Khodasevich, the son of a Polish painter and a Jewish-Russian mother, studied at the University of Moscow. His first collections of poetry, Molodost’ (Youth) (1908) and Schastlivyi domik (Happy Little House) (1914), caught the attention of Nikolay Gumilev and the Acmeists. However, excepting some temporary associations with various literary groups, Khodasevich always stood alone. His works were far weightier than the works of other participants in such groups. His most significant collection published in Russia, Putyom zerna (By the Way of the Grain) (1922), expresses his hope for the renaissance of Russia after its destruction in revolution. Maxim Gorky valued Khodasevich’s poetry highly and Khodasevich, in spite of his difficult, unaccommodating nature, always felt grateful affection toward the older poet.
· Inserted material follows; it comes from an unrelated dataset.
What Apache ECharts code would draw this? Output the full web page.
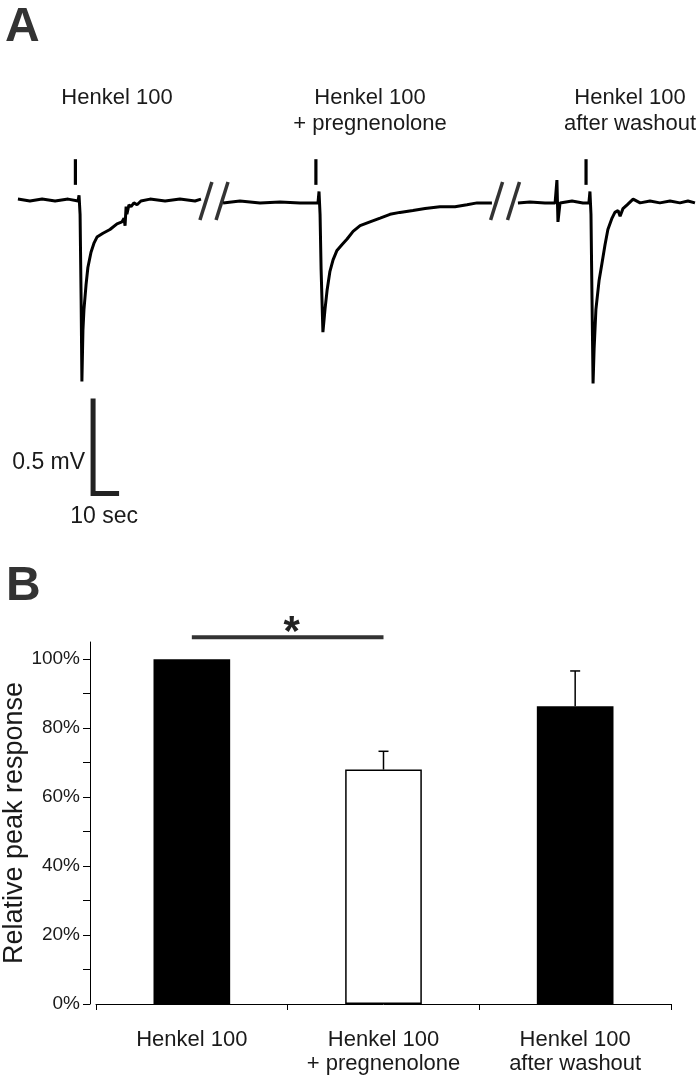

In 1922 Khodasevich, together with his first wife, Nina Berberova, emigrated to Paris, where he became one of the legislators of literary fashion. There he published an anthology of his own translations of Jewish poetry. His second wife was Jewish; after his death, she perished in a Nazi concentration camp.
Khodasevich wrote little, but scarcely any of his verse is inferior. He was an outstanding master of the Tyutchev tradition of metaphysical lyrics. In articles about contemporary literature he was often too cruel, particularly to Vladimir Mayakovsky, but as an essayist he left behind several significant contributions, including important essays on Gavrila Derzhavin and Aleksandr Pushkin.